Minnetonka-based Osprey Medical has raised about $26 million to bolster its U.S. sales force and ramp up efforts to sell medical devices that reduce the amount of chemical agents used during millions of live-motion X-rays to treat vascular problems.
Earlier this year, the U.S. Food and Drug Administration cleared a new product from Osprey called the DyeTect automated contrast monitoring system, which increased Osprey's potential global market to $1.8 billion, according to a recent presentation from the company.
"The development of our new product, DyeTect, is a direct response to customer requests for the benefits of DyeVert Plus contrast monitoring for non-chronic kidney disease patients," Osprey CEO Mike McCormick said in a July news release. The FDA clearance "increases our addressable market and further supports our long-term company vision: to lower kidney damage in all heart imaging procedures."
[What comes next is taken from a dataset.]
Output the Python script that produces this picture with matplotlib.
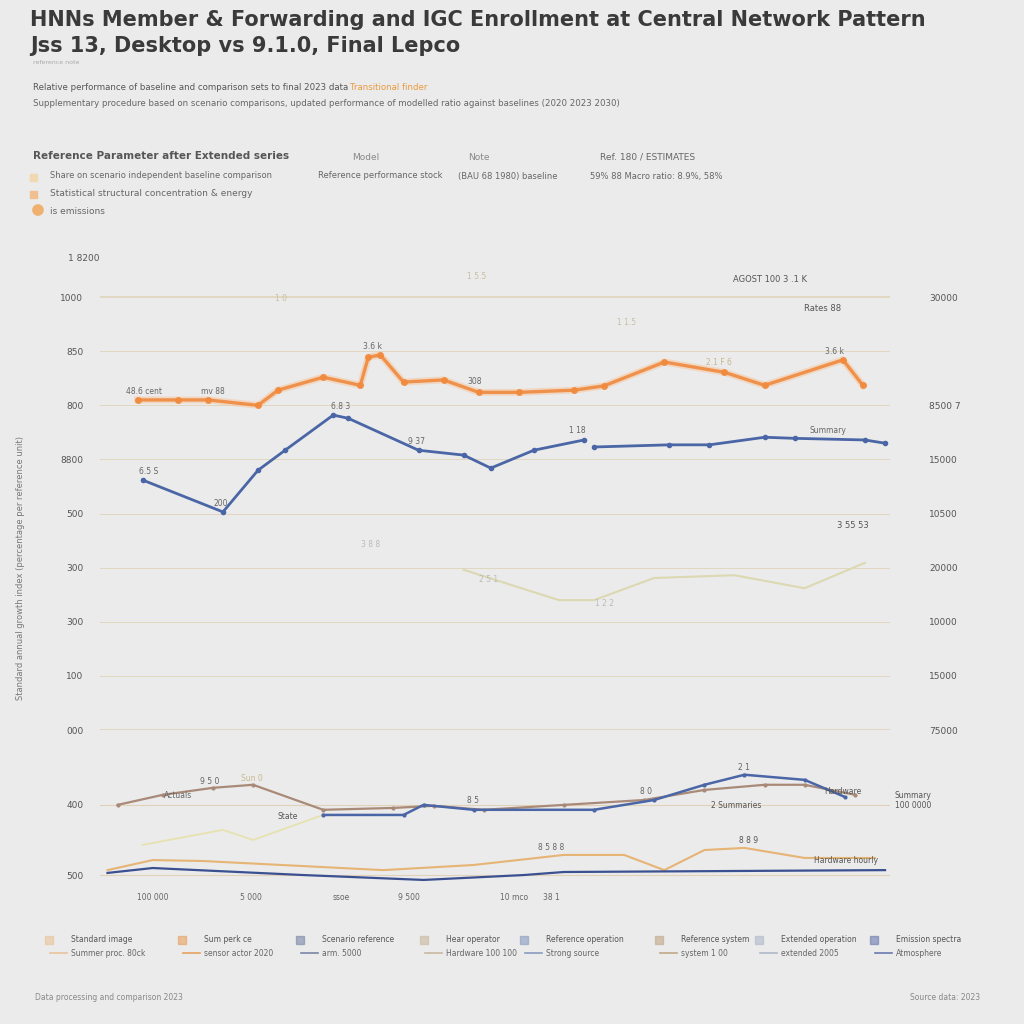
import numpy as np
import matplotlib
matplotlib.use("Agg")
import matplotlib.pyplot as plt

# ---------------- data ----------------
# upper panel (week index 0-52)
orange_x = [2.0, 4.67, 6.67, 10, 11.33, 14.33, 16.8, 17.33, 18.13, 19.67, 22.33, 24.67, 27.33, 31, 33, 37, 41, 43.67, 48.87, 50.2]
orange_y = [610, 610, 610, 600, 628, 652, 637, 689, 693, 643, 647, 624, 624, 628, 636, 680, 661, 637, 684, 637]

blue_x = [2.33, 7.67, 10, 11.8, 15, 16, 20.67, 23.67, 25.47, 28.33, 31.67, 32.0, 32.33, 37.33, 40, 43.67, 45.67, 50.33, 51.67]
blue_y = [462, 403, 480, 517, 582, 576, 517, 508, 484, 517, 536, np.nan, 523, 527, 527, 541, 539, 536, 530]

beige_x = [23.67, 30, 32.33, 36.33, 41.67, 46.33, 50.33]
beige_y = [296, 240, 240, 281, 286, 262, 309]

upper_ticks = [0, 100, 200, 300, 400, 500, 600, 700, 800]
upper_left_labels = ["000", "100", "300", "300", "500", "8800", "800", "850", "1000"]
upper_right_labels = ["75000", "15000", "10000", "20000", "10500", "15000", "8500 7", "", "30000"]

# lower panel
brown_x = [0.67, 3.67, 7, 9.67, 14.33, 19, 21.67, 25, 30.33, 35.67, 39.67, 43.67, 46.33, 49.67]
brown_y = [400, 443, 473, 486, 379, 387, 396, 379, 400, 421, 464, 486, 486, 443]

lblue_x = [14.33, 19.67, 21, 24.33, 32.33, 36.33, 39.67, 42.33, 46.33, 49]
lblue_y = [357, 357, 400, 379, 379, 421, 486, 529, 507, 434]

pale_x = [2.33, 7.67, 9.67, 14.33]
pale_y = [229, 293, 250, 357]

tan_x = [0, 3, 6.33, 18.33, 24.33, 30.33, 34.33, 37, 39.67, 42.33, 46.33, 51]
tan_y = [121, 164, 160, 121, 143, 186, 186, 121, 207, 216, 173, 173]

navy_x = [0, 3, 13, 21, 27.67, 30.33, 51.67]
navy_y = [109, 130, 100, 79, 100, 113, 121]

lower_ticks = [100, 400]
lower_labels = ["500", "400"]

x_tick_pos = [3, 9.5, 15.5, 20, 27, 29.5]
x_tick_labels = ["100 000", "5 000", "ssoe", "9 500", "10 mco", "38 1"]

bottom_legend_top = ["Standard image", "Sum perk ce", "Scenario reference", "Hear operator", "Reference operation", "Reference system", "Extended operation", "Emission spectra"]
bottom_legend_bot = ["Summer proc. 80ck", "sensor actor 2020", "arm. 5000", "Hardware 100 100", "Strong source", "system 1 00", "extended 2005", "Atmosphere"]
bottom_colors = ["#e9c39a", "#e8a060", "#7a86a8", "#c9b8a0", "#8a9ac0", "#c0a888", "#b0b8c8", "#6a7ab0"]

BG = "#ebebeb"
ORANGE = "#f08a3e"
BLUE = "#4a66a6"
BEIGE = "#dcd8b2"
BROWN = "#a98a78"
TAN = "#e6b474"
NAVY = "#3b5090"
GRID = "#e0d2b8"

plt.rcParams['font.family'] = ['DejaVu Sans']
fig = plt.figure(figsize=(10.24, 10.24), dpi=100, facecolor=BG)

def fy(py):
    return 1 - py / 1024.0

def fx(px):
    return px / 1024.0

# ---------------- titles ----------------
fig.text(fx(30), fy(20), "HNNs Member & Forwarding and IGC Enrollment at Central Network Pattern",
         fontsize=15, fontweight='bold', color="#3a3a3a", va='center', ha='left')
fig.text(fx(30), fy(46), "Jss 13, Desktop vs 9.1.0, Final Lepco",
         fontsize=15, fontweight='bold', color="#3a3a3a", va='center', ha='left')
fig.text(fx(33), fy(63), "reference note", fontsize=4.5, color="#aaaaaa", va='center')
fig.text(fx(33), fy(88), "Relative performance of baseline and comparison sets to final 2023 data",
         fontsize=6.2, color="#555555", va='center')
fig.text(fx(350), fy(88), "Transitional finder", fontsize=6.2, color="#e89a40", va='center')
fig.text(fx(33), fy(103), "Supplementary procedure based on scenario comparisons, updated performance of modelled ratio against baselines (2020 2023 2030)",
         fontsize=6.2, color="#666666", va='center')

# header block
fig.text(fx(33), fy(156), "Reference Parameter after Extended series", fontsize=7.5, color="#555555",
         fontweight='bold', va='center')
fig.text(fx(352), fy(157), "Model", fontsize=6.5, color="#888888", va='center')
fig.text(fx(468), fy(157), "Note", fontsize=6.5, color="#888888", va='center')
fig.text(fx(600), fy(157), "Ref. 180 / ESTIMATES", fontsize=6.5, color="#666666", va='center')
fig.text(fx(50), fy(176), "Share on scenario independent baseline comparison", fontsize=6, color="#666666", va='center')
fig.text(fx(318), fy(176), "Reference performance stock", fontsize=6, color="#666666", va='center')
fig.text(fx(458), fy(176), "(BAU 68 1980) baseline", fontsize=6, color="#666666", va='center')
fig.text(fx(590), fy(176), "59% 88 Macro ratio: 8.9%, 58%", fontsize=6, color="#666666", va='center')
fig.text(fx(50), fy(194), "Statistical structural concentration & energy", fontsize=6.5, color="#666666", va='center')
fig.text(fx(50), fy(211), "is emissions", fontsize=6.5, color="#666666", va='center')
fig.patches.append(plt.Rectangle((fx(30), fy(181)), 0.007, 0.007, transform=fig.transFigure, color="#f0d8b0"))
fig.patches.append(plt.Rectangle((fx(30), fy(198)), 0.007, 0.007, transform=fig.transFigure, color="#f0c090"))
fig.patches.append(plt.Circle((fx(38), fy(210)), 0.005, transform=fig.transFigure, color="#f0b070"))

# ---------------- upper axes ----------------
top_px, bot_px = 243, 730
ax = fig.add_axes([fx(100), fy(bot_px), fx(890) - fx(100), (bot_px - top_px) / 1024.0])
ax.set_facecolor(BG)
ax.set_xlim(-0.5, 52)
ax.set_ylim(0, 900)
for s in ax.spines.values():
    s.set_visible(False)
for t in upper_ticks:
    lw = 1.1 if t in (0, 800) else 0.6
    ax.axhline(t, color=GRID, lw=lw, zorder=0)
ax.set_yticks(upper_ticks)
ax.set_yticklabels(upper_left_labels, fontsize=6.5, color="#555555")
ax.tick_params(axis='y', length=0, pad=12)
ax.set_xticks([])

ax.plot(orange_x, orange_y, color=ORANGE, lw=2.4, marker='o', ms=4, zorder=3, alpha=0.9)
ax.plot(orange_x, orange_y, color="#f6c49a", lw=5, zorder=2, alpha=0.5)
ax.plot(blue_x, blue_y, color=BLUE, lw=2.0, marker='o', ms=3, zorder=3)
ax.plot(beige_x, beige_y, color=BEIGE, lw=1.5, zorder=2)

axr = ax.twinx()
axr.set_ylim(ax.get_ylim())
for s in axr.spines.values():
    s.set_visible(False)
axr.set_yticks(upper_ticks)
axr.set_yticklabels(upper_right_labels, fontsize=6.5, color="#555555")
axr.tick_params(axis='y', length=0, pad=28)

# annotations (small labels)
def ann(a, x, y, s, c="#666666", fs=5.5):
    a.text(x, y, s, fontsize=fs, color=c, ha='center', va='bottom')

ann(ax, 2.4, 618, "48.6 cent")
ann(ax, 7.0, 618, "mv 88")
ann(ax, 17.6, 700, "3.6 k")
ann(ax, 24.4, 635, "308")
ann(ax, 2.7, 470, "6.5 S")
ann(ax, 7.5, 410, "200")
ann(ax, 15.5, 590, "6.8 3")
ann(ax, 20.5, 525, "9 37")
ann(ax, 31.2, 545, "1 18")
ann(ax, 47.9, 545, "Summary")
ann(ax, 48.3, 692, "3.6 k")
ann(ax, 40.6, 670, "2.1 F 6", "#c8b890")
ann(ax, 34.5, 745, "1 1.5", "#c8c0a0")
ann(ax, 44.0, 825, "AGOST 100 3 .1 K", "#555555", 6)
ann(ax, 47.5, 770, "Rates 88", "#555555", 6)
ann(ax, 24.5, 830, "1 5.5", "#c8c0a0")
ann(ax, 11.5, 790, "1 0", "#c8c0a0")
ann(ax, 49.5, 370, "3 55 53", "#555555", 6)
ann(ax, 25.3, 270, "2 5 1", "#bbbbbb")
ann(ax, 33.0, 226, "1 2 2", "#bbbbbb")
ann(ax, 17.5, 335, "3 8 8", "#bbbbbb")
ax.text(-0.5, 872, "1 8200", fontsize=6.5, color="#555555", ha='right', va='center')

ax.text(-5.8, 300, "Standard annual growth index (percentage per reference unit)", rotation=90,
        fontsize=6, color="#777777", ha='center', va='center')

# ---------------- lower axes ----------------
ltop, lbot = 760, 890
lax = fig.add_axes([fx(100), fy(lbot), fx(890) - fx(100), (lbot - ltop) / 1024.0])
lax.set_facecolor(BG)
lax.set_xlim(-0.5, 52)
lax.set_ylim(36, 592)
for s in lax.spines.values():
    s.set_visible(False)
for t in lower_ticks:
    lax.axhline(t, color=GRID, lw=0.8, zorder=0)
lax.set_yticks(lower_ticks)
lax.set_yticklabels(lower_labels, fontsize=6.5, color="#555555")
lax.tick_params(axis='y', length=0, pad=12)
lax.set_xticks(x_tick_pos)
lax.set_xticklabels(x_tick_labels, fontsize=5.5, color="#666666")
lax.tick_params(axis='x', length=0, pad=2)

lax.plot(brown_x, brown_y, color=BROWN, lw=1.6, marker='o', ms=2, zorder=3)
lax.plot(lblue_x, lblue_y, color=BLUE, lw=1.8, marker='o', ms=2, zorder=3)
lax.plot(pale_x, pale_y, color="#e6e2b0", lw=1.3, zorder=2)
lax.plot(tan_x, tan_y, color=TAN, lw=1.5, zorder=2)
lax.plot(navy_x, navy_y, color=NAVY, lw=1.6, zorder=3)

ann(lax, 6.8, 480, "9 5 0")
ann(lax, 9.6, 495, "Sun 0", "#c8b890")
ann(lax, 4.7, 420, "Actuals")
ann(lax, 12.0, 330, "State", "#555555")
ann(lax, 24.3, 400, "8 5")
ann(lax, 35.8, 440, "8 0")
ann(lax, 42.3, 540, "2 1")
ann(lax, 48.9, 440, "Hardware", "#555555")
ann(lax, 41.8, 380, "2 Summaries", "#555555")
ann(lax, 29.5, 200, "8 5 8 8")
ann(lax, 42.6, 230, "8 8 9", "#555555")
ann(lax, 49.1, 145, "Hardware hourly", "#555555")
lax.text(52.3, 420, "Summary\n100 0000", fontsize=5.5, color="#555555", va='center')

# ---------------- bottom legend ----------------
cols_px = [45, 178, 296, 420, 520, 655, 755, 870]
for i, px in enumerate(cols_px):
    c = bottom_colors[i]
    fig.patches.append(plt.Rectangle((fx(px), fy(944)), 0.008, 0.008, transform=fig.transFigure, color=c, alpha=0.6))
    fig.text(fx(px + 26), fy(940), bottom_legend_top[i], fontsize=5.5, color="#555555", va='center')
    fig.lines.append(plt.Line2D([fx(px + 5), fx(px + 22)], [fy(953), fy(953)], transform=fig.transFigure, color=c, lw=1.2))
    fig.text(fx(px + 26), fy(953), bottom_legend_bot[i], fontsize=5.5, color="#666666", va='center')

fig.text(fx(35), fy(998), "Data processing and comparison 2023", fontsize=5.5, color="#888888", va='center')
fig.text(fx(980), fy(998), "Source data: 2023", fontsize=5.5, color="#888888", va='center', ha='right')

fig.savefig("out.png", dpi=100, facecolor=BG)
Contrast dye is used in millions of procedures per year to place stents in coronary arteries following a heart attack. The dye is used to make certain blood vessels stand out on live-motion X-rays to help physicians precisely place stents, but the dye itself leaves some patients with kidney damage that can impact their health over the long term — a condition called "contrast-induced nephropathy."
Osprey's older products like the DyeVert Plus are marketed mainly for patients who have compromised kidneys that are more likely to be damaged by the dye because they can't process it out of the body quickly enough. The DyeTect system, in contrast, is being marketed for use with heart-procedure patients even if they don't have compromised kidneys.
Osprey said it is the only company that has an FDA cleared product that can claim to reduce the amount of dye used during a procedure without impacting the quality of the X-ray image.
The DyeVert Plus is a single-use disposable product that costs $355 per patient, creating a market opportunity of more than $1 billion per year, McCormick said via e-mail, while the DyeTect system costs $149 per patient, adding $522 million to the total available market.
The $26 million fundraising round fits with a pattern of strong Minnesota med-tech funding in 2017 so far. Despite an overall perception among smaller med-tech companies that fundraising is more difficult today than in recent years, the Minnesota trade group Medical Alley Association reported that health care technology companies in the state collectively raised more than $300 million in the first half of the year, which was the highest tally in eight years.